Ganz richtig, M@rkmann Ulrich, man kann aber auch einen Besenstiel in dieses und andere Ressorts berufen. Man setzt ihm einen Geßler-Hut auf, und das doofe Volk muss diesen untertänig grüßen. Geht alles in Dummland. Noch einen schönen Abend.

Jörg Redemann / 17.01.2023

Apropos, ließe sich die verloren gegangene Parität nicht einfach durch die jüngst von der Ampel beschlossene neue Gesetzeslage, dass jeder einmal pro Jahr seine Geschlechtszugehörigkeit selbst bestimmen darf, wieder herstellen. Also wie wäre es Frau Lauterbach, Frau Pistorius oder auch Frau Olaf Scholz? Der ohnehin verwirrte Bürger würde es sicherlich mit Fassung tragen, er ist ja seit einem Jahr jeglichen Kummer gewohnt.

Holger Sulz / 17.01.2023

“...und Gesundheitsminister Karl Lauterbach durch eine Frau ersetzen. Durch welche, ist eigentlich egal.” Im Prinzip ja.
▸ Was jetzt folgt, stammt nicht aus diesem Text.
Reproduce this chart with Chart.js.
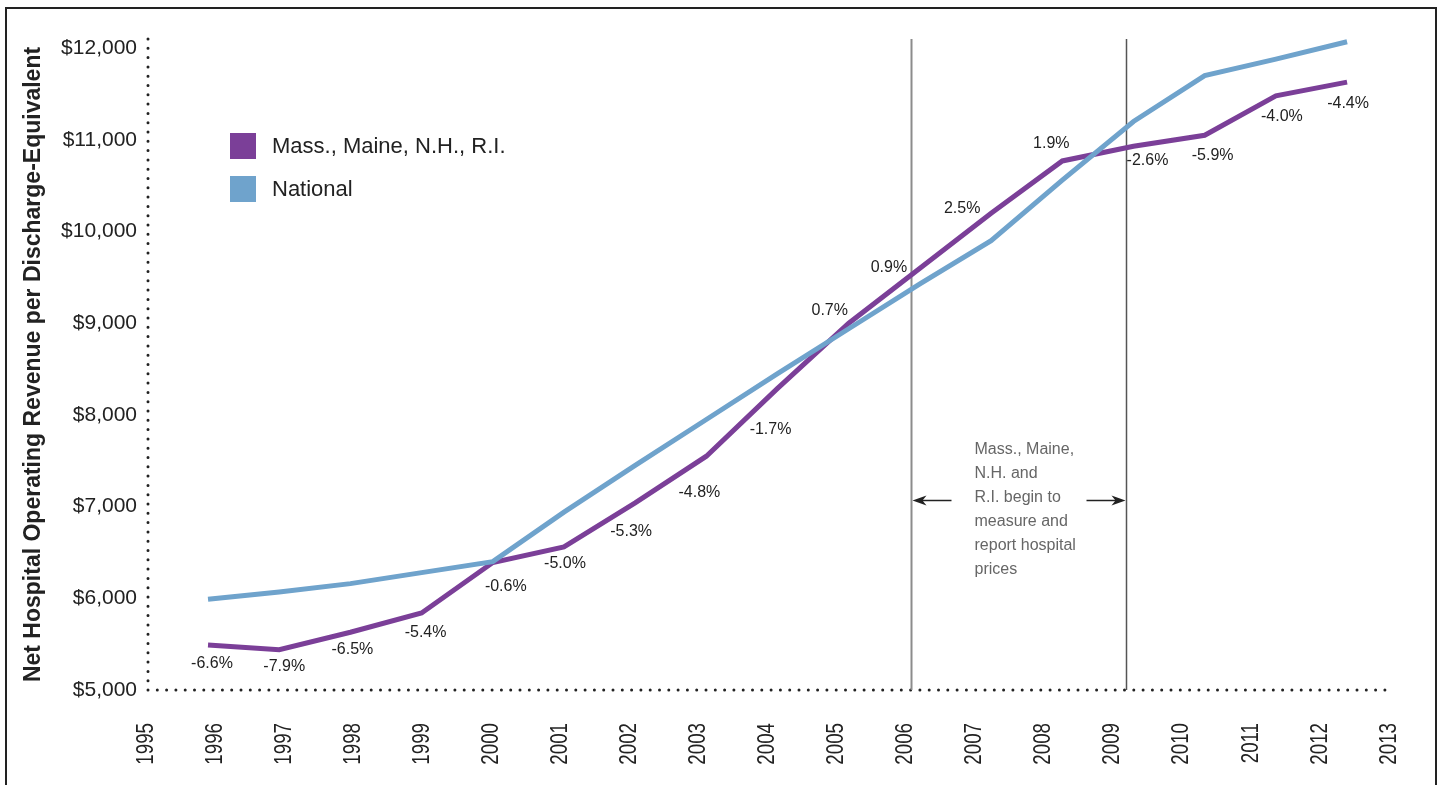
<!DOCTYPE html>
<html>
<head>
<meta charset="utf-8">
<script src="https://cdn.jsdelivr.net/npm/chart.js@4.4.1/dist/chart.umd.min.js"></script>
<style>
   html, body { margin: 0; padding: 0; background: #fff; }
   #wrap { position: relative; width: 1442px; height: 785px; overflow: hidden; }
   #frame {
      position: absolute; left: 5px; top: 7px; width: 1432px; height: 820px;
      border: 2px solid #222; box-sizing: border-box;
   }
   canvas { position: absolute; left: 0; top: 0; }
</style>
</head>
<body>
<div id="wrap">
   <div id="frame"></div>
   <canvas id="chart" width="1442" height="785"></canvas>
</div>
<script>
// data
const years = [1996, 1997, 1998, 1999, 2000, 2001, 2002, 2003, 2004, 2005, 2006, 2007, 2008, 2009, 2010, 2011, 2012];
const massMaineNhRi = [5490, 5440, 5630, 5840, 6390, 6560, 7040, 7550, 8290, 9000, 9600, 10200, 10770, 10930, 11050, 11480, 11630];
const national = [5990, 6070, 6160, 6280, 6400, 6940, 7450, 7950, 8450, 8940, 9430, 9900, 10560, 11200, 11700, 11880, 12070];
const pctGap = ["-6.6%", "-7.9%", "-6.5%", "-5.4%", "-0.6%", "-5.0%", "-5.3%", "-4.8%", "-1.7%", "0.7%", "0.9%", "2.5%", "1.9%", "-2.6%", "-5.9%", "-4.0%", "-4.4%"];
const tickYears = [1995, 1996, 1997, 1998, 1999, 2000, 2001, 2002, 2003, 2004, 2005, 2006, 2007, 2008, 2009, 2010, 2011, 2012, 2013];
const tickDollars = [5000, 6000, 7000, 8000, 9000, 10000, 11000, 12000];
const seriesNames = ["Mass., Maine, N.H., R.I.", "National"];
const markerYears = [2006.05, 2009.16];
const noteLines = ["Mass., Maine,", "N.H. and", "R.I. begin to", "measure and", "report hospital", "prices"];

// label nudges (px) relative to each purple point
const labelOffsets = [
   [4, 19], [5, 17], [2, 17], [4, 20], [13, 24], [1, 17], [-4, 29], [-7, 36], [-7, 41],
   [-19, -13], [-31, -1], [-29, -5], [-11, -17], [14, 14], [8, 20], [6, 21], [1, 21],
];

const PURPLE = "#7b3f98";
const BLUE = "#6fa3cc";
const INK = "#222";
const FONT = "'Liberation Sans', Arial, Helvetica, sans-serif";

const toPoints = (vals) => years.map((yr, i) => ({ x: yr, y: vals[i] }));

const drawArrow = (ctx, fromX, toX, y) => {
   const dir = Math.sign(toX - fromX);
   ctx.beginPath();
   ctx.moveTo(fromX, y);
   ctx.lineTo(toX - dir * 8, y);
   ctx.stroke();
   ctx.beginPath();
   ctx.moveTo(toX, y);
   ctx.lineTo(toX - dir * 14, y - 5);
   ctx.lineTo(toX - dir * 10, y);
   ctx.lineTo(toX - dir * 14, y + 5);
   ctx.closePath();
   ctx.fill();
};

const dottedLine = (ctx, x1, y1, x2, y2) => {
   ctx.save();
   ctx.strokeStyle = INK;
   ctx.lineWidth = 3;
   ctx.lineCap = "round";
   ctx.setLineDash([0, 9.3]);
   ctx.beginPath();
   ctx.moveTo(x1, y1);
   ctx.lineTo(x2, y2);
   ctx.stroke();
   ctx.restore();
};

const extras = {
   id: "extras",
   beforeDatasetsDraw(chart) {
      const { ctx, chartArea, scales } = chart;
      // dotted axis lines
      dottedLine(ctx, chartArea.left, chartArea.top, chartArea.left, chartArea.bottom);
      dottedLine(ctx, chartArea.left, chartArea.bottom, chartArea.right, chartArea.bottom);

      // vertical marker lines
      const styles = [["#8c8c8c", 2], ["#555", 1.5]];
      markerYears.forEach((yr, i) => {
         const x = Math.round(scales.x.getPixelForValue(yr)) + 0.5;
         ctx.save();
         ctx.strokeStyle = styles[i][0];
         ctx.lineWidth = styles[i][1];
         ctx.beginPath();
         ctx.moveTo(x, chartArea.top);
         ctx.lineTo(x, chartArea.bottom);
         ctx.stroke();
         ctx.restore();
      });
   },
   afterDatasetsDraw(chart) {
      const { ctx, scales, chartArea } = chart;

      // year labels, condensed and rotated
      ctx.save();
      ctx.font = `24px ${FONT}`;
      ctx.fillStyle = INK;
      ctx.textAlign = "right";
      ctx.textBaseline = "middle";
      scales.x.ticks.forEach((t) => {
         const x = scales.x.getPixelForValue(t.value) - 2;
         ctx.save();
         ctx.translate(x, chartArea.bottom + 33);
         ctx.rotate(-Math.PI / 2);
         ctx.scale(0.78, 1);
         ctx.fillText(String(t.value), 0, 0);
         ctx.restore();
      });
      ctx.restore();

      // percent labels on the regional line
      const meta = chart.getDatasetMeta(0);
      ctx.save();
      ctx.font = `16px ${FONT}`;
      ctx.fillStyle = INK;
      ctx.textAlign = "center";
      ctx.textBaseline = "middle";
      meta.data.forEach((pt, i) => {
         const [dx, dy] = labelOffsets[i];
         ctx.fillText(pctGap[i], pt.x + dx, pt.y + dy);
      });
      ctx.restore();

      // note between the marker lines
      const x1 = Math.round(scales.x.getPixelForValue(markerYears[0])) + 0.5;
      const x2 = Math.round(scales.x.getPixelForValue(markerYears[1])) + 0.5;
      const arrowY = Math.round(scales.y.getPixelForValue(7070)) + 0.5;
      ctx.save();
      ctx.strokeStyle = INK;
      ctx.fillStyle = INK;
      ctx.lineWidth = 1.5;
      drawArrow(ctx, x1 + 40, x1 + 1, arrowY);
      drawArrow(ctx, x2 - 40, x2 - 1, arrowY);
      ctx.font = `16px ${FONT}`;
      ctx.fillStyle = "#666";
      ctx.textAlign = "left";
      ctx.textBaseline = "middle";
      noteLines.forEach((line, i) => {
         ctx.fillText(line, x1 + 63, arrowY - 51 + i * 24);
      });
      ctx.restore();

      // legend
      ctx.save();
      ctx.font = `22px ${FONT}`;
      ctx.textBaseline = "middle";
      ctx.textAlign = "left";
      seriesNames.forEach((name, i) => {
         const top = 133 + i * 43;
         ctx.fillStyle = chart.data.datasets[i].borderColor;
         ctx.fillRect(230, top, 26, 26);
         ctx.fillStyle = INK;
         ctx.fillText(name, 272, top + 14);
      });
      ctx.restore();
   },
};

const init = () => {
   const data = {
      datasets: [
         {
            label: seriesNames[0],
            data: toPoints(massMaineNhRi),
            borderColor: PURPLE,
            backgroundColor: PURPLE,
            borderWidth: 5,
            order: 2,
         },
         {
            label: seriesNames[1],
            data: toPoints(national),
            borderColor: BLUE,
            backgroundColor: BLUE,
            borderWidth: 5,
            order: 1,
         },
      ],
   };

   const config = {
      type: "line",
      data: data,
      options: {
         responsive: false,
         animation: false,
         devicePixelRatio: 1,
         layout: { padding: { top: 39, right: 51, left: 0, bottom: 0 } },
         elements: {
            point: { radius: 0 },
            line: { tension: 0, borderJoinStyle: "miter", borderCapStyle: "butt" },
         },
         plugins: { legend: { display: false }, tooltip: { enabled: false } },
         scales: {
            // hidden axis that places the yearly points
            xd: {
               type: "linear",
               axis: "x",
               display: false,
               min: 1995.157,
               max: 2012.617,
            },
            // visible year axis (labels drawn by the plugin)
            x: {
               type: "linear",
               position: "bottom",
               min: 1995,
               max: 2013,
               afterBuildTicks: (scale) => {
                  scale.ticks = tickYears.map((v) => ({ value: v }));
               },
               afterFit: (scale) => {
                  scale.height = 95;
               },
               grid: { display: false, drawTicks: false },
               border: { display: false },
               ticks: { display: false, autoSkip: false },
            },
            y: {
               type: "linear",
               min: 5000,
               max: 12100,
               afterBuildTicks: (scale) => {
                  scale.ticks = tickDollars.map((v) => ({ value: v }));
               },
               afterFit: (scale) => {
                  scale.width = 148;
               },
               grid: { display: false, drawTicks: false },
               border: { display: false },
               ticks: {
                  autoSkip: false,
                  padding: 11,
                  color: INK,
                  font: { family: FONT, size: 21 },
                  callback: (v) => "$" + v.toLocaleString("en-US"),
               },
               title: {
                  display: true,
                  text: "Net Hospital Operating Revenue per Discharge-Equivalent",
                  color: INK,
                  font: { family: FONT, size: 23, weight: "bold" },
                  padding: { top: 20, bottom: 0 },
               },
            },
         },
      },
      plugins: [extras],
   };

   // both series use the hidden yearly axis
   config.data.datasets.forEach((ds) => {
      ds.xAxisID = "xd";
   });

   new Chart(document.getElementById("chart"), config);
};

init();
</script>
</body>
</html>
Wobei es uns Erniedrigten und Beleidigten wohl täte, handelte es sich um eine wirklich Taffe. Seine Exfrau Angela Spelsberg beispielsweise.

Rolf Mainz / 17.01.2023

Na also, auf Pest folgt Cholera, wie schon vermutet. Immer wieder erstaunlich, über welches Reservoir von Low-Performern und Mitläufern die SPD verfügen kann.

Michael Beuger / 17.01.2023

Ist Pistorius nicht auch derjenige gewesen, der vor Jahren Diebesgut in der Schweiz angekauft und darus “legale” Anklagen gestrickt hat? Oder war das ein anderer SPD Held.

Silas Loy / 17.01.2023

Man sollte sich mal darauf verständigen, dass jede administrative dienstliche Weisung ausschliesslich der Schriftform bedarf! Lambrecht musste weg, weil sie offensichtlich bei den Waffenlieferungen an die Ukraine mitgemauert hat. Die Medienkampagne war eindeutig. Schade ist es trotzdem nicht, sie war schon als Justizministerin eine Zumutung. Dringender wäre aber natürlich der Abgang von Lauterbach gewesen, der Kerl ist vollkommen untragbar und auch noch zu belangen.

Talman Rahmenschneider / 17.01.2023

“Durch welche, ist eigentlich egal.” Das ist ein guter.

Ralf Pöhling / 17.01.2023

Pistorius hat das Problem, dass er Dinge durchsetzen muss, die in seiner Partei politisch unerwünscht sind. Helmut Schmidt hatte damals das selbe Problem.